Neue Westfälische (Bielefeld): KOMMENTAR Papst verordnet Limburger Bischof eine Pause Spiel auf Zeit JULIUS MÜLLER-MEININGEN, ROM

Der Papst hat sich aus einer Zwickmühle befreit.
Von den zwei naheliegenden Optionen, die Franziskus hatte, wählte er
keine. Weder hat der Papst aus Argentinien den Limburger Bischof
Franz-Peter Tebartz-van Elst (53) seines Amtes enthoben, noch hat er
dem bei den Gläubigen in Deutschland unhaltbar gewordenen Mann sein
Vertrauen ausgesprochen. Eine Prüfungskommission klärt seit Freitag
die Vorwürfe im Zusammenhang mit den hohen Baukosten des neuen
Bischofssitzes. So lange wird der Bischof aus der Schusslinie
genommen. Erst dann wird Tacheles geredet. So hat es Franziskus (77)

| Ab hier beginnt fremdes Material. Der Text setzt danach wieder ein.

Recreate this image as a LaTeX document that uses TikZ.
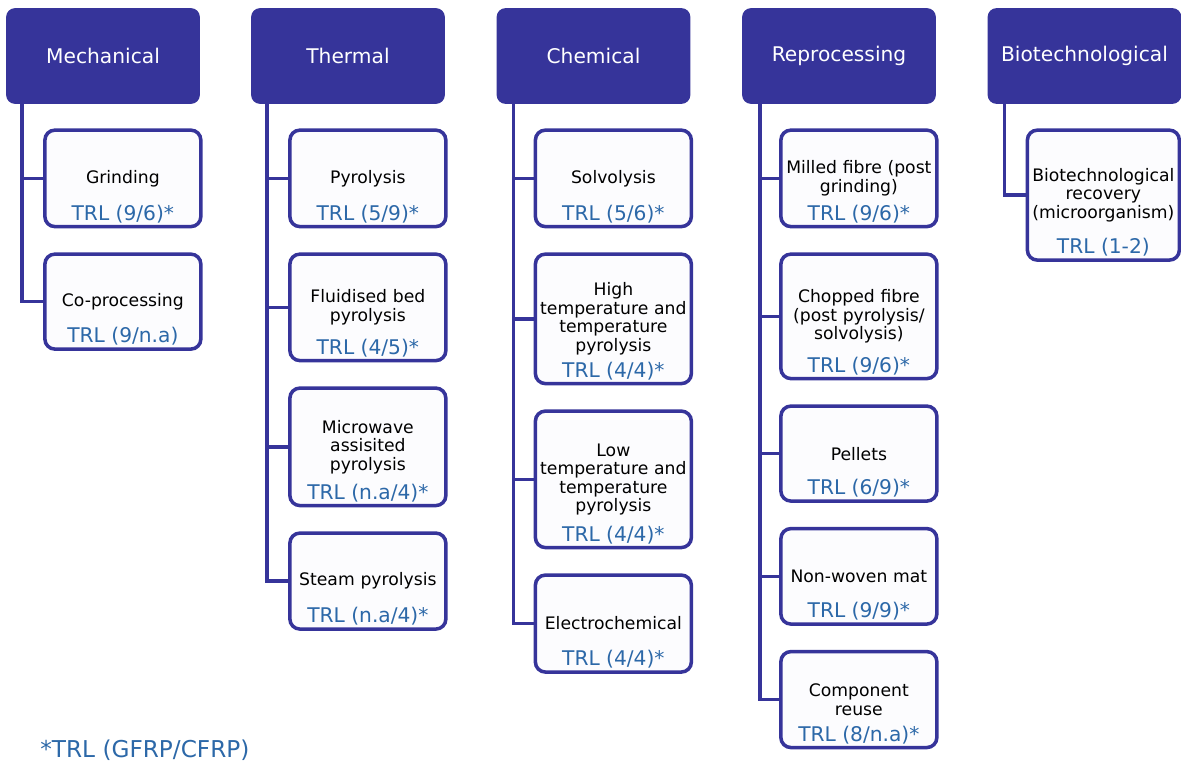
\documentclass[tikz,border=0pt]{standalone}
\usepackage{fontspec}
\setmainfont{DejaVu Sans}
\usetikzlibrary{positioning}
\definecolor{hdblue}{HTML}{36349A}
\definecolor{trlblue}{HTML}{2C68A8}
\definecolor{boxfill}{HTML}{FCFCFE}

\begin{document}
\begin{tikzpicture}[x=0.02cm,y=0.02cm,
  head/.style={draw=hdblue,fill=hdblue,rounded corners=0.16cm,line width=1pt,minimum width=3.84cm,minimum height=1.88cm,inner sep=0pt,text=white,font=\fontsize{11.5pt}{13pt}\selectfont},
  item/.style={draw=hdblue,fill=boxfill,rounded corners=0.2cm,line width=2pt,minimum width=3.12cm,text width=3.1cm,align=center,inner sep=0pt,font=\fontsize{9.8pt}{10.5pt}\selectfont},
  trl/.style={anchor=center,yshift=0.29cm,inner sep=0pt,text=trlblue,font=\fontsize{11.5pt}{13pt}\selectfont},
  trunk/.style={draw=hdblue,line width=2pt}]
  \useasboundingbox (0,0) rectangle (1181,-765);

  \node[head]     (mech)   at (103,-56)    {Mechanical};
  \node[head]     (therm)  at (348,-56)    {Thermal};
  \node[head]     (chem)   at (593.5,-56)  {Chemical};
  \node[head]     (repro)  at (839,-56)    {Reprocessing};
  \node[head]     (bio)    at (1084.5,-56) {Biotechnological};

  \node[item,minimum height=1.93cm,label={[trl]south:TRL (9/6)*}]   (m1) [below right=0.49cm and 0.74cm of mech.south west]  {Grinding};
  \node[item,minimum height=1.9cm,label={[trl]south:TRL (9/n.a)}]   (m2) [below=0.48cm of m1] {Co-processing};

  \node[item,minimum height=1.93cm,label={[trl]south:TRL (5/9)*}]   (t1) [below right=0.49cm and 0.74cm of therm.south west] {Pyrolysis};
  \node[item,minimum height=2.13cm,label={[trl]south:TRL (4/5)*}]   (t2) [below=0.48cm of t1] {Fluidised bed\\pyrolysis};
  \node[item,minimum height=2.35cm,label={[trl]south:TRL (n.a/4)*}] (t3) [below=0.48cm of t2] {Microwave\\assisited\\pyrolysis};
  \node[item,minimum height=1.92cm,label={[trl]south:TRL (n.a/4)*}] (t4) [below=0.48cm of t3] {Steam pyrolysis};

  \node[item,minimum height=1.93cm,label={[trl]south:TRL (5/6)*}]   (c1) [below right=0.49cm and 0.74cm of chem.south west]  {Solvolysis};
  \node[item,minimum height=2.59cm,label={[trl]south:TRL (4/4)*}]   (c2) [below=0.48cm of c1] {High\\temperature and\\temperature\\pyrolysis};
  \node[item,minimum height=2.73cm,label={[trl]south:TRL (4/4)*}]   (c3) [below=0.48cm of c2] {Low\\temperature and\\temperature\\pyrolysis};
  \node[item,minimum height=1.94cm,label={[trl]south:TRL (4/4)*}]   (c4) [below=0.48cm of c3] {Electrochemical};

  \node[item,minimum height=1.93cm,label={[trl]south:TRL (9/6)*}]   (r1) [below right=0.49cm and 0.74cm of repro.south west] {Milled fibre (post\\grinding)};
  \node[item,minimum height=2.49cm,label={[trl]south:TRL (9/6)*}]   (r2) [below=0.48cm of r1] {Chopped fibre\\(post pyrolysis/\\solvolysis)};
  \node[item,minimum height=1.9cm,label={[trl]south:TRL (6/9)*}]    (r3) [below=0.48cm of r2] {Pellets};
  \node[item,minimum height=1.91cm,label={[trl]south:TRL (9/9)*}]   (r4) [below=0.48cm of r3] {Non-woven mat};
  \node[item,minimum height=1.92cm,label={[trl]south:TRL (8/n.a)*}] (r5) [below=0.48cm of r4] {Component\\reuse};

  \node[item,minimum width=3.04cm,text width=3.04cm,minimum height=2.6cm,label={[trl]south:TRL (1-2)}] (b1) [below right=0.49cm and 0.76cm of bio.south west] {Biotechnological\\recovery\\(microorganism)};

  \draw[trunk] ([xshift=0.32cm]mech.south west)  |- (m1.west) ([xshift=0.32cm]mech.south west)  |- (m2.west);
  \draw[trunk] ([xshift=0.32cm]therm.south west) |- (t1.west) ([xshift=0.32cm]therm.south west) |- (t2.west)
               ([xshift=0.32cm]therm.south west) |- (t3.west) ([xshift=0.32cm]therm.south west) |- (t4.west);
  \draw[trunk] ([xshift=0.34cm]chem.south west)  |- (c1.west) ([xshift=0.34cm]chem.south west)  |- (c2.west)
               ([xshift=0.34cm]chem.south west)  |- (c3.west) ([xshift=0.34cm]chem.south west)  |- (c4.west);
  \draw[trunk] ([xshift=0.36cm]repro.south west) |- (r1.west) ([xshift=0.36cm]repro.south west) |- (r2.west)
               ([xshift=0.36cm]repro.south west) |- (r3.west) ([xshift=0.36cm]repro.south west) |- (r4.west)
               ([xshift=0.36cm]repro.south west) |- (r5.west);
  \draw[trunk] ([xshift=0.34cm]bio.south west)   |- (b1.west);

  \node[anchor=west,inner sep=0pt,text=trlblue,font=\fontsize{13.2pt}{15pt}\selectfont] (key) at (40,-750) {*TRL (GFRP/CFRP)};
\end{tikzpicture}
\end{document}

entschieden. Dem Betroffenen selbst wird der Papst diesen Entschluss
bei der Audienz am Montag schon angedeutet haben. Jetzt versuchen die
verschiedenen Lager die Deutungshoheit über das päpstliche Spiel auf
Zeit zu behaupten. Aus der Umgebung von Tebartz-van Elst verlautet,
die Papstentscheidung sei eine gute Nachricht für den Bischof. Das
trifft insofern zu, als Tebartz-van Elst Bischof von Limburg bleibt,
aber eine unbestimmte Zeit diese Tätigkeit nicht ausüben darf.  
Angesichts der öffentlichen Empörung in Deutschland ist diese
Entscheidung aber auch ein Risiko. Denn ob der Papst seine bisher
erworbene Glaubwürdigkeit wirklich behält, entscheidet sich für viele
Menschen vor allem am Fall Limburg. Franziskus fordert eine „arme
Kirche für die Armen“. Er predigt täglich Bescheidenheit und
Konzentration auf das Wesentliche. Unabhängig davon, ob Tebartz-van
Elst gelogen hat oder nicht, steht sein Verhalten in krassem
Gegensatz zum neuen Stil im Vatikan. Der Papst will ausdrücklich,
dass die Hirten den Geruch ihrer Herde verströmen. Bis nach Rom ist
durchgedrungen, dass Tebartz-van Elst in der Auffassung vieler in und
um Limburg viel eher nach Schwefel riecht. Will der Papst sich also
nicht selbst widersprechen, darf es für Tebartz-van Elst kein Zurück
nach Limburg geben. Fällt die definitive Entscheidung anders aus,
würde Franziskus das Anliegen der Gläubigen nach einem Neuanfang mit
Füßen treten. Aber es entspricht auch seinem bisherigen Profil, sich
nicht dem Urteil der Masse hinzugeben. Als Jesuit hört er sich alle
Seiten an, wartet auch das Urteil der Kommission ab. Dann entscheidet
er. Franziskus weiß, dass Tebartz-van Elst auch in einigen Monaten
nicht weniger umstritten sein wird in Limburg. Aber die Zeit, die
vergeht, bis die Prüfungskommission ihr Ergebnis vorlegt, kann in Rom
auch dafür genutzt werden, eine definitive Lösung für Tebartz-van
Elst zu finden und vielleicht sogar beim Betroffenen selbst einen
Prozess der Besinnung in Gang zu bringen. Die Rede ist von einer
Tätigkeit an der Kurie oder im Ausland. Franziskus tut deshalb gut
daran, wenn er erst den Bericht der Untersuchungskommission abwartet.
Bedenklich ist in diesem Zusammenhang allerdings das Vorgehen der
Deutschen Bischofskonferenz. Weder wurde ein konkreter Zeitrahmen in
Aussicht gestellt, noch ist bekannt, wer die Mitglieder der
Kommission sind, die die Finanzen und Entscheidungsvorgänge in
Limburg überprüfen soll. Vertrauen kann die Kirche unter den
Gläubigen mit so wenig Transparenz nicht wiedergewinnen.